= Stephen J. McMahon =

American judge (1881–1960)

Stephen John McMahon (January 13, 1881 – February 14, 1960) was a judge of the United States Board of Tax Appeals (later the United States Tax Court) from 1929 to 1936, and a candidate for the United States Senate in 1938.

Born in Manitowoc County, Wisconsin, McMahon was raised on a farm in the town of Meeme, in that county. He graduated from Manitowoc High School in 1898 and attended Milwaukee Normal School before receiving a B.A. from the University of Wisconsin–Madison in 1903, followed by a law degree from the same institution in 1906. McMahon was a high school principal in Mount Horeb, Wisconsin and superintendent of schools at Black River Falls, Wisconsin, later serving as an assistant U.S. attorney for the Eastern District of Wisconsin and a member of the law school faculty at Marquette University.

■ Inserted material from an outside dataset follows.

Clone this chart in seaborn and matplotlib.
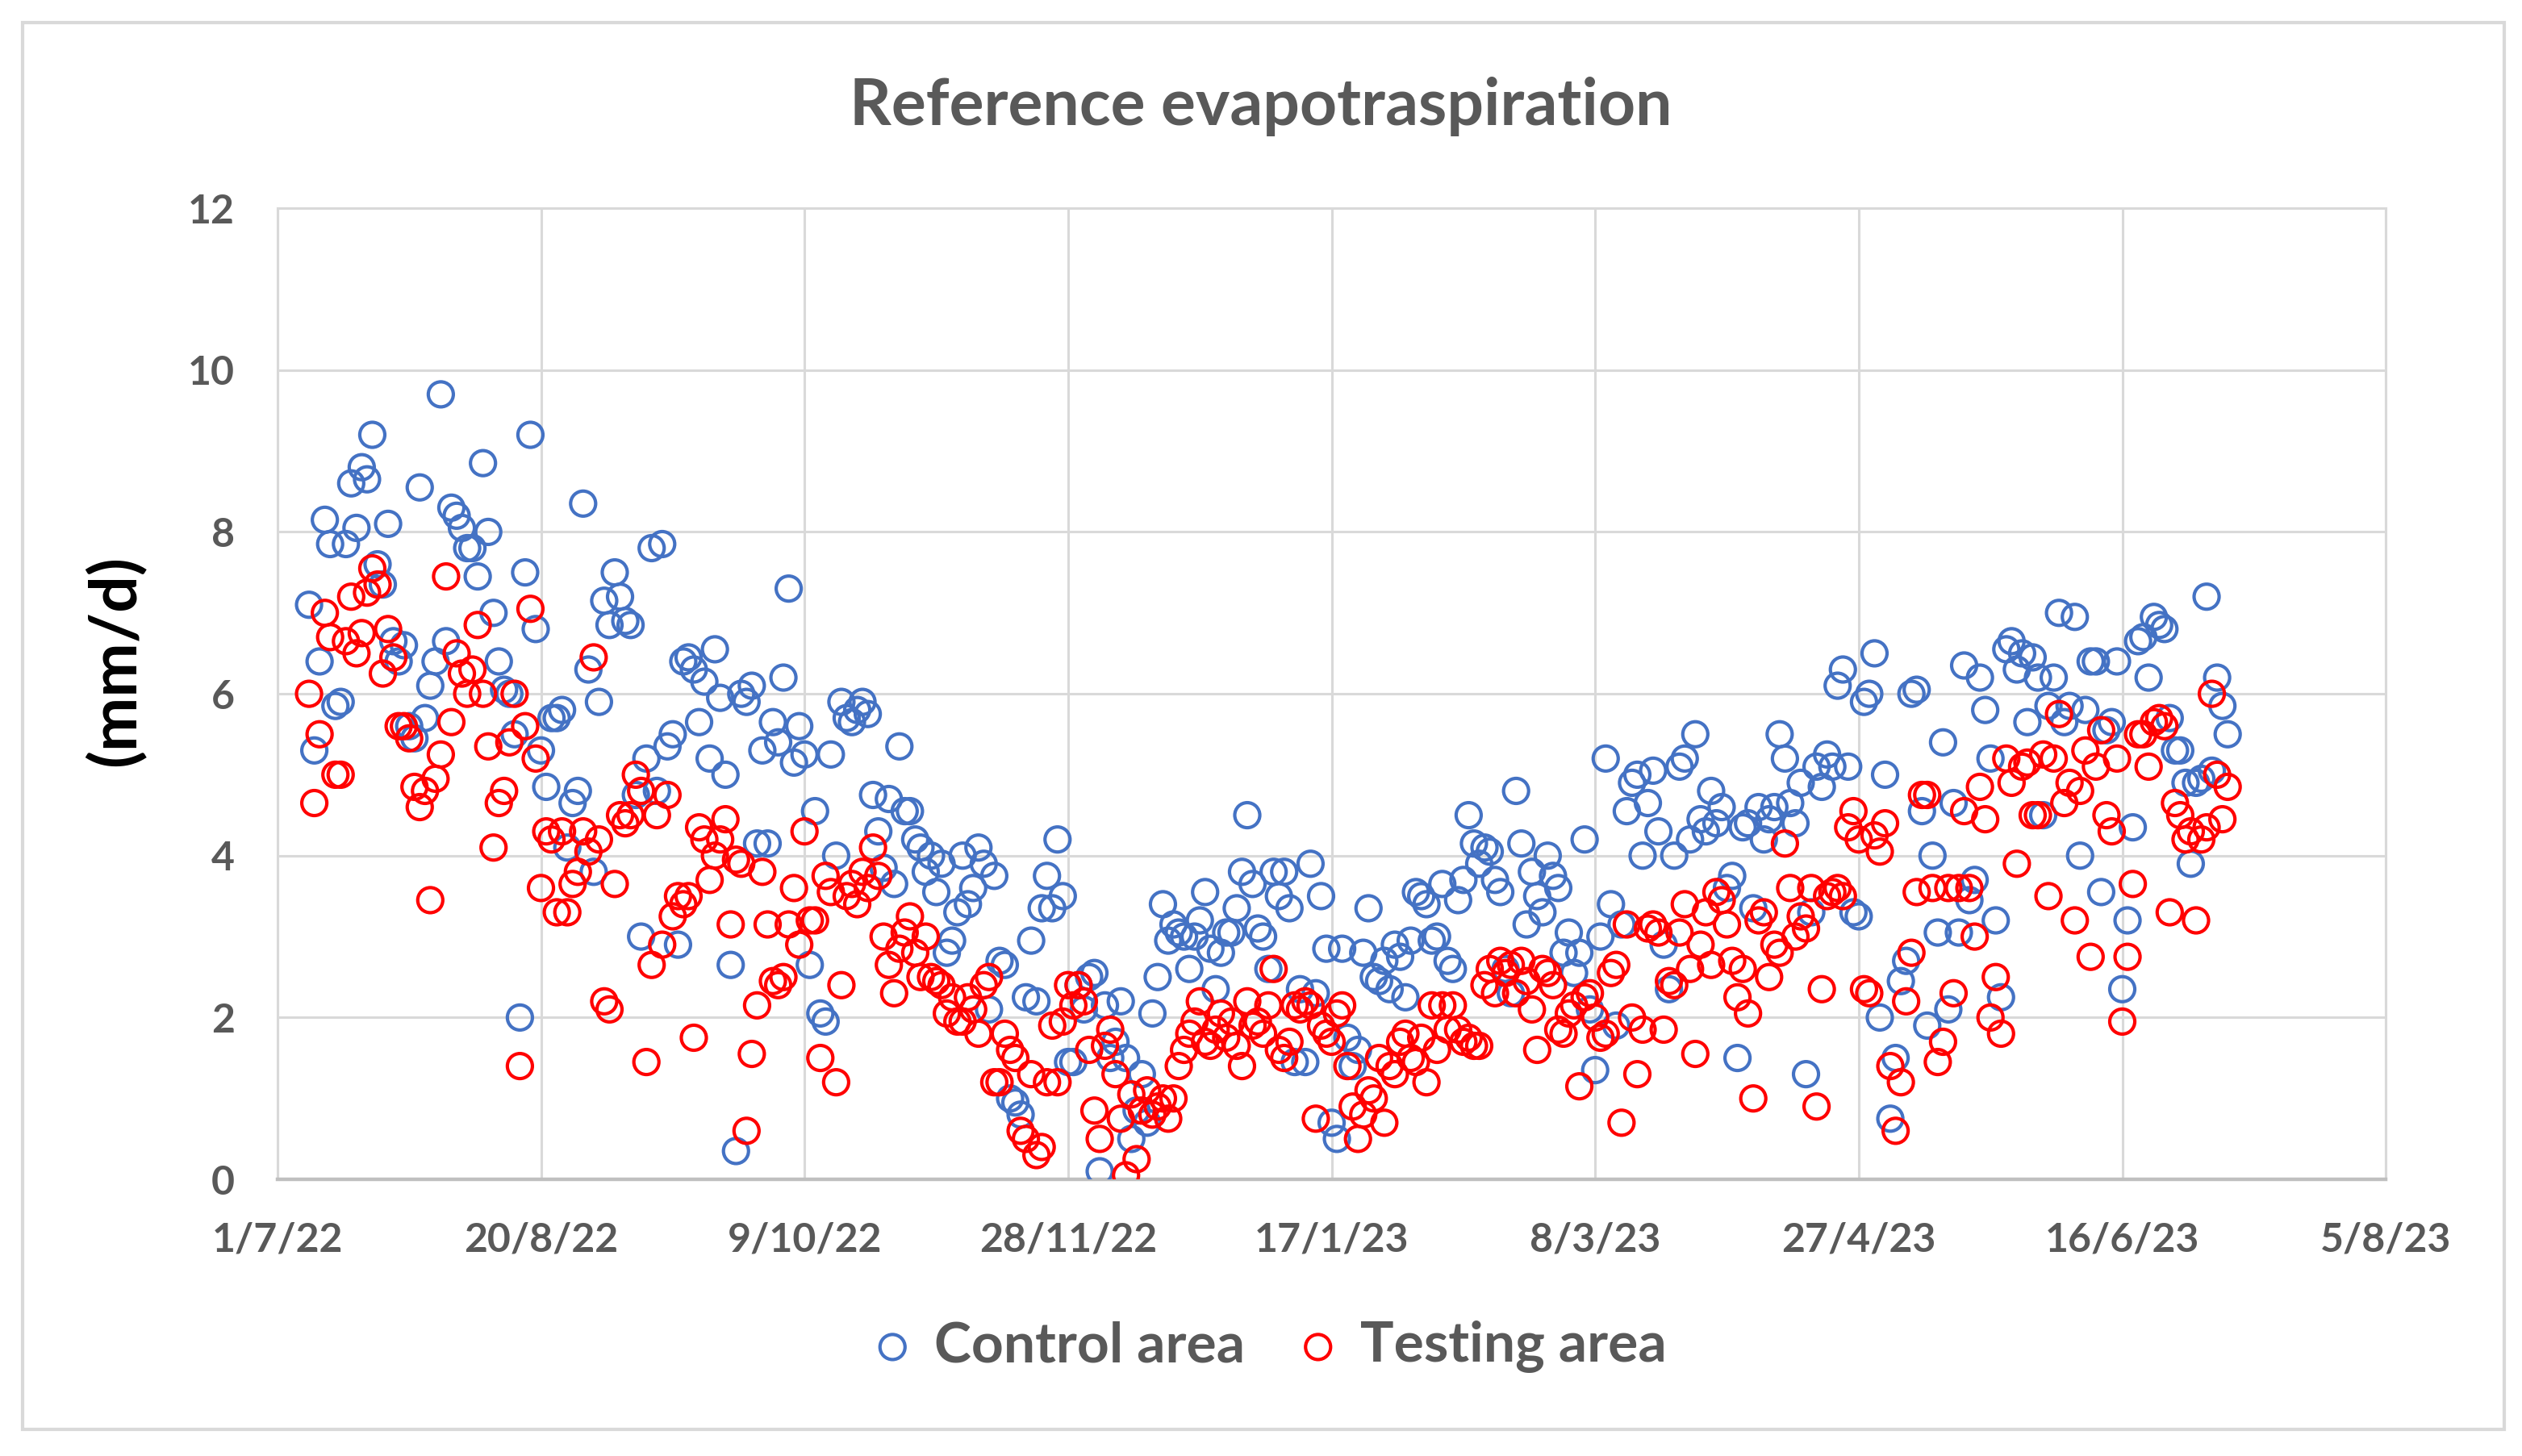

In 1929, McMahon was appointed by President Herbert Hoover to a seat on the Board of Tax Appeals vacated by the resignation of Forest D. Siefkin. McMahon resigned from that position in 1936, and in 1938, he sought the Republican nomination for the U.S. Senate in Wisconsin, citing his experience on the Board as providing insight into the burdens of taxation. However, McMahon was unsuccessful, losing the nomination to Alexander Wiley, who would go on to win the general election.

From 1945 to 1948, McMahon served as a legal and economic specialist for the United States War Department, in Japan and Korea. Following this service, he moved to Washington, D.C., where he resided until his death. He died in his home, following a pulmonary collapse.